Aim | Print exactly the lines from the first one down to the line containing "import seaborn as sns", both ends included, with no pictures and nothing else.

═══ Material provided

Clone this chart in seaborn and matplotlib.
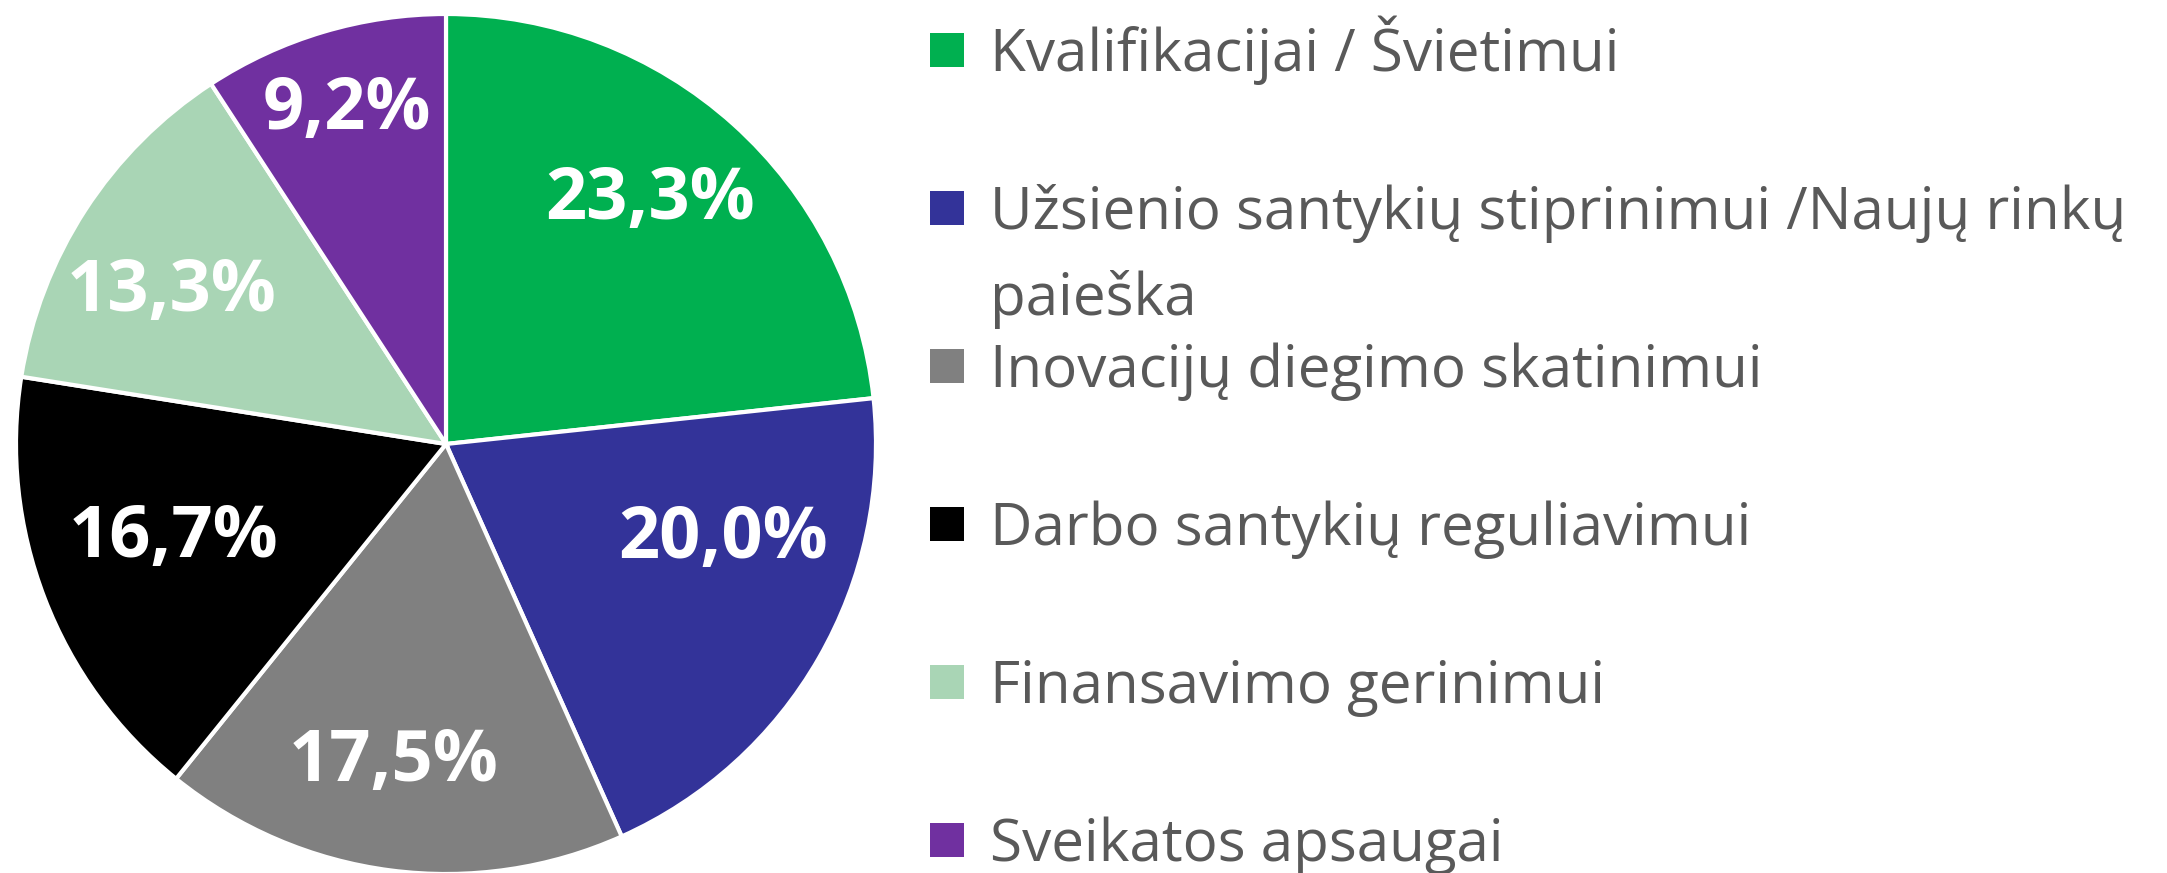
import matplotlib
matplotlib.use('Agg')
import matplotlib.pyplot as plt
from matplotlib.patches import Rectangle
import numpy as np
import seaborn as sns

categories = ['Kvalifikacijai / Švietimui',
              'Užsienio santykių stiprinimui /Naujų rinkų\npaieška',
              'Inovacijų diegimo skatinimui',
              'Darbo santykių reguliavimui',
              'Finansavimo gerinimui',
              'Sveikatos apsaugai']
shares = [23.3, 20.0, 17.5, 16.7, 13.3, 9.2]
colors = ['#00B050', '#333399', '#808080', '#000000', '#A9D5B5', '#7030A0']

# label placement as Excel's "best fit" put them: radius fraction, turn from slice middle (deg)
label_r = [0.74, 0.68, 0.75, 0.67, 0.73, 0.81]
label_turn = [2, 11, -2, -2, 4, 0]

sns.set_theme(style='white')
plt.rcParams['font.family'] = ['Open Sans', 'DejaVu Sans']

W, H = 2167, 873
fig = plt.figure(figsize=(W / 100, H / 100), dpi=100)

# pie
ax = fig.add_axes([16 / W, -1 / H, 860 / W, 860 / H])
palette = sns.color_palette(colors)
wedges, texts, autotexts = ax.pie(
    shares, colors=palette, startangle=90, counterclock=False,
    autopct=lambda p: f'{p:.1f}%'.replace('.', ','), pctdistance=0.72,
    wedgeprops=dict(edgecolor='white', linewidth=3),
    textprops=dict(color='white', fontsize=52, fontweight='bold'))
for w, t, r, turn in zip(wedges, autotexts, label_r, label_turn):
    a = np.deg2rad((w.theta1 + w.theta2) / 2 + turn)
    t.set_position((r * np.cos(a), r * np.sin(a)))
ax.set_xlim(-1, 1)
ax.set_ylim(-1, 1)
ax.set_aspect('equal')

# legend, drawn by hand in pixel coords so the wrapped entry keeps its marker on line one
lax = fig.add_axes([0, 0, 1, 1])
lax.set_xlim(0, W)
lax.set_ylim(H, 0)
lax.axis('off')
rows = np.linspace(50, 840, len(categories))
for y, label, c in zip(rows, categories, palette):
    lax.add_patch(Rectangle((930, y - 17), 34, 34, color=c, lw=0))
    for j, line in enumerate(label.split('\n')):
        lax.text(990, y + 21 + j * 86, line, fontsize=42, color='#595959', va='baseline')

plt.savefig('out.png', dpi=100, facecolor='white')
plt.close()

══════

The result |
Clone this chart in seaborn and matplotlib.
import matplotlib
matplotlib.use('Agg')
import matplotlib.pyplot as plt
from matplotlib.patches import Rectangle
import numpy as np
import seaborn as sns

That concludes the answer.